Confinarchive 5 - Nomades de la Mer

Préhistoire récente des îles de Bretagne

L’occupation des îles durant la Préhistoire pose de passionnantes questions, longtemps laissées en suspens par les archéologues plutôt concentrées sur les dynamiques historiques continentales :
  • Pourquoi occuper des espaces confinés aux ressources parfois limitées ?
  • Quel est le rôle des îles dans le système littoral ? Disposent-elles de ressources particulières ? Sont-elles autonomes ou bien inféodées au continent ?
  • Comment ces habitats des îles étaient-ils occupés au cours de l’année, lors des circuits de mobilité des hommes et des femmes de la Préhistoire ?
  • Quels étaient les moyens de navigation ?
  • L’insularité s’accompagne-t-elle de particularités dans l’outillage ou bien encore dans les choix d’installation des campements ?
C’est pour répondre à ces questionnements que nous avons bâtis plusieurs programmes de recherche depuis 2009, à Belle-île-en-Mer, Hoedic, ou encore à Sein... 

Iles de Téviec et Guernic, sièges d'importants habitats du Mésolithique et du Néolithique (@G. Marchand)

Géographie littorale

La métamorphose drastique des rivages atlantiques de la France au cours de l’Holocène est tributaire de la remontée du niveau des mers, tandis que les ajustements isostatiques n’interviennent pas de manière tangible. De ce fait, les traces archéologiques des sociétés maritimes du Paléolithique supérieur jusqu’au début du Mésolithique ont été ennoyées ou détruites lors de la transgression marine.
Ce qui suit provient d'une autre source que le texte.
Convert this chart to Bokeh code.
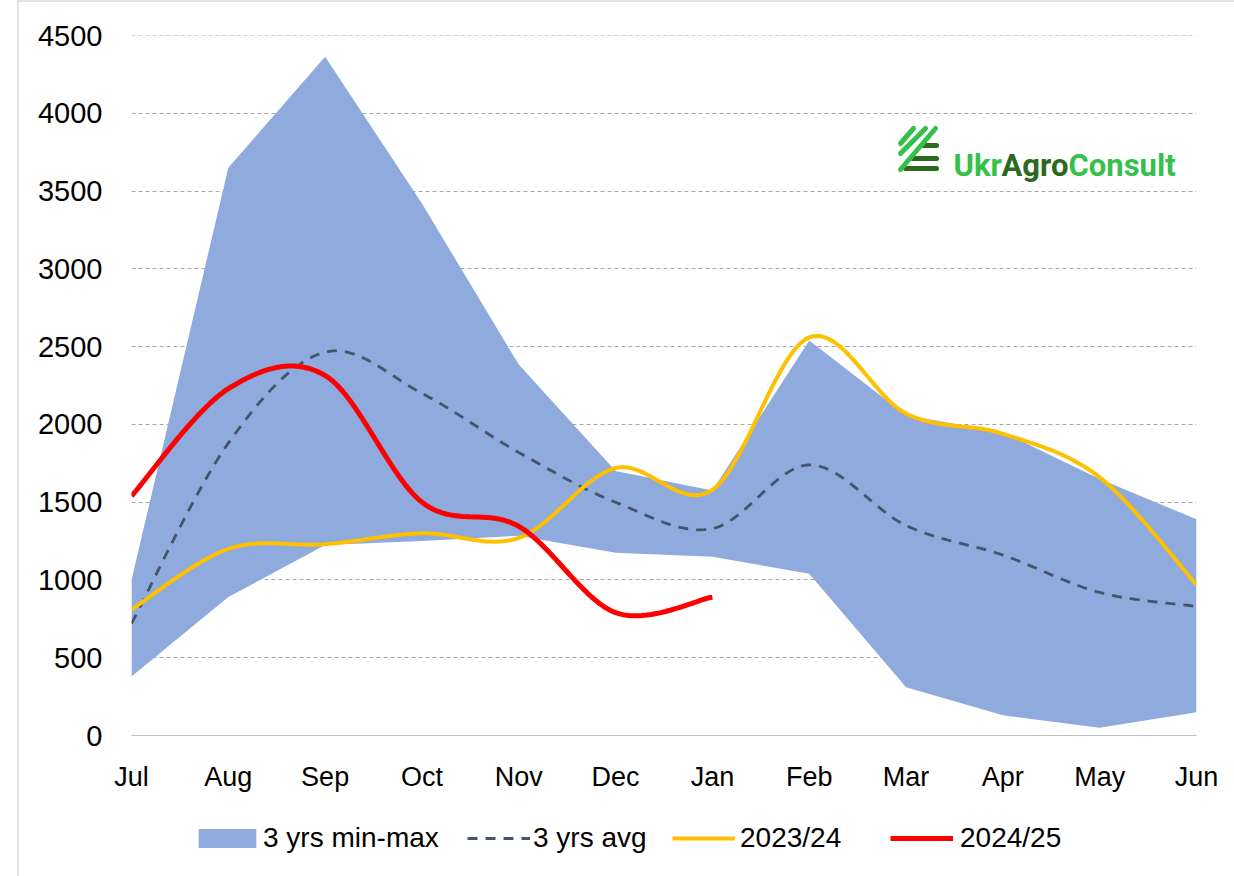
from bokeh.plotting import figure
from bokeh.layouts import column
from bokeh.models import Range1d, FixedTicker, Legend, LegendItem, Label
from bokeh.embed import file_html
from bokeh.resources import INLINE
import numpy as np

months = ["Jul","Aug","Sep","Oct","Nov","Dec","Jan","Feb","Mar","Apr","May","Jun"]
band_max = [1000,3650,4365,3420,2385,1700,1575,2540,2060,1950,1650,1390]
band_min = [380,890,1225,1250,1285,1175,1150,1040,310,130,50,150]
avg_3y   = [720,1880,2465,2200,1820,1500,1330,1740,1350,1160,920,830]
y2023_24 = [810,1200,1230,1300,1270,1720,1580,2560,2070,1940,1660,970]
y2024_25 = [1540,2230,2315,1500,1345,790,890]
y_ticks  = [0,500,1000,1500,2000,2500,3000,3500,4000,4500]
legend_labels = ["3 yrs min-max", "3 yrs avg", "2023/24", "2024/25"]

OX, OY = 19, 2                    # where the layout sits on the page
SPLIT = 800                       # page y where the legend strip starts
W = 1234 - OX
L, R, T, B = 131, 1196, 35, 735   # frame edges in page pixels
YMAX = 4501                       # a hair above 4500, so the top gridline is drawn
FONT = "Liberation Sans"
C_BAND, C_AVG, C_23, C_24 = "#8faadc", "#44546a", "#ffc000", "#ff0000"

def smooth(ys, n=24):
    """Catmull-Rom curve through the monthly values, as a spreadsheet's smoothed line draws it."""
    ys = np.asarray(ys, float)
    P = np.column_stack([np.arange(len(ys), dtype=float), ys])
    P = np.vstack([P[0], P, P[-1]])
    out = []
    for i in range(1, len(P) - 2):
        a, b, c, d = P[i-1], P[i], P[i+1], P[i+2]
        for t in np.linspace(0, 1, n, endpoint=False):
            out.append(b + t * (c - a) / 2 + t*t * (a - 2.5*b + 2*c - 0.5*d) + t**3 * (-0.5*a + 1.5*b - 1.5*c + 0.5*d))
    out.append(P[-2])
    out = np.array(out)
    return out[:, 0], out[:, 1]

p = figure(width=W, height=SPLIT - OY, output_backend="svg", toolbar_location=None,
           x_range=Range1d(0, 11), y_range=Range1d(0, YMAX),
           min_border_left=L-OX, min_border_right=1234-R, min_border_top=T-OY, min_border_bottom=SPLIT-B)
p.outline_line_color = None
p.xgrid.visible = False
p.ygrid.ticker = FixedTicker(ticks=y_ticks)
p.ygrid.grid_line_color = "#a6a6a6"
p.ygrid.grid_line_dash = "4 3"
p.ygrid.grid_line_width = 1

p.xaxis.ticker = FixedTicker(ticks=list(range(12)))
p.xaxis.major_label_overrides = {i: m for i, m in enumerate(months)}
p.xaxis.major_label_text_font = FONT
p.xaxis.major_label_text_font_size = "27px"
p.xaxis.major_label_text_color = "#000000"
p.xaxis.major_label_standoff = 20
p.xaxis.major_tick_line_color = None
p.xaxis.minor_tick_line_color = None
p.xaxis.axis_line_color = "#bfbfbf"

p.yaxis.ticker = FixedTicker(ticks=y_ticks)
p.yaxis.major_label_text_font = FONT
p.yaxis.major_label_text_font_size = "29px"
p.yaxis.major_label_text_color = "#000000"
p.yaxis.major_label_standoff = 23
p.yaxis.major_tick_line_color = None
p.yaxis.minor_tick_line_color = None
p.yaxis.axis_line_color = None

xs = list(range(12))
p.varea(xs, band_min, band_max, fill_color=C_BAND)
xa, ya = smooth(avg_3y)
p.line(xa, ya, line_color=C_AVG, line_width=2.8, line_dash="10 8")
x1, y1 = smooth(y2023_24)
p.line(x1, y1, line_color=C_23, line_width=4)
x2, y2 = smooth(y2024_25)
p.line(x2, y2, line_color=C_24, line_width=5)

# logo, positioned in page pixels
def dx(px): return (px - L) / (R - L) * 11
def dy(py): return (B - py) / (B - T) * YMAX
GREEN, DARK = "#35c04a", "#2b6a1e"
p.multi_line([[dx(923),dx(936)],[dx(912),dx(936)],[dx(905),dx(936)]],
             [[dy(145),dy(145)],[dy(158),dy(158)],[dy(168),dy(168)]],
             line_color=DARK, line_width=5, line_cap="round")
p.multi_line([[dx(900),dx(913)],[dx(900),dx(925)],[dx(900),dx(935)]],
             [[dy(143),dy(128)],[dy(153),dy(128)],[dy(169),dy(128)]],
             line_color=GREEN, line_width=5, line_cap="round")
for txt, px, col in [("Ukr", 953, GREEN), ("Agro", 1001, DARK), ("Consult", 1068, GREEN)]:
    p.add_layout(Label(x=dx(px), y=dy(165), text=txt, text_color=col, text_font="Roboto",
                       text_font_style="bold", text_font_size="31px", text_baseline="alphabetic"))

# legend strip: its own figure, so each key can sit exactly where the reference has it.
# The keys' data lie outside this strip's range, so only the legend shows.
q = figure(width=W, height=876 - SPLIT, output_backend="svg", toolbar_location=None,
           x_range=Range1d(0, 1), y_range=Range1d(0, 1),
           min_border_left=L-OX, min_border_right=1234-R, min_border_top=0, min_border_bottom=0)
q.axis.visible = False
q.grid.visible = False
q.outline_line_color = None
keys = [q.varea(xs, band_min, band_max, fill_color=C_BAND),
        q.line(xs, avg_3y, line_color=C_AVG, line_width=2.8, line_dash="10 8"),
        q.line(xs, y2023_24, line_color=C_23, line_width=4),
        q.line(list(range(7)), y2024_25, line_color=C_24, line_width=5)]
key_layout = [(191, 72, 24, 0), (467, 63, 20, 3), (672, 63, 20, 5), (890, 63, 20, 7)]  # x, key w, key h, gap
for label, key, (px, gw, gh, gap) in zip(legend_labels, keys, key_layout):
    q.add_layout(Legend(items=[LegendItem(label=label, renderers=[key])],
                        orientation="horizontal", location=(px - L, 22),
                        background_fill_alpha=0, border_line_color=None,
                        glyph_width=gw, glyph_height=gh, label_standoff=gap, padding=0, margin=0,
                        label_text_font=FONT, label_text_font_size="28px", label_text_color="#000000"))

page = column(p, q, spacing=0, margin=(OY, 0, 0, OX),
              styles={"outline": "2px solid #e2e2e2", "clip-path": "inset(-2px 0 0 -2px)"})
open("out.html", "w").write(file_html(page, INLINE))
Au milieu du septième millénaire avant notre ère, le niveau des océans tend à se stabiliser à une quinzaine de mètres sous l’actuel et ces villages de pêcheurs apparaissent enfin dans les viseurs des archéologues.

Paysage sud-armoricain, à l'ouest de l'île de Hoedic (@G. Marchand)

En confrontant la courbe de remontée marine, les courbes bathymétriques et les données archéologiques, il est possible de proposer un premier inventaire des sites mésolithiques réellement insulaires. Ces occupations se sont déroulées pour l’essentiel à la fin du septième et surtout au sixième millénaire avant notre ère, si on excepte GU 582 à Guernesey daté de l’intervalle 7500-7300 avant notre ère.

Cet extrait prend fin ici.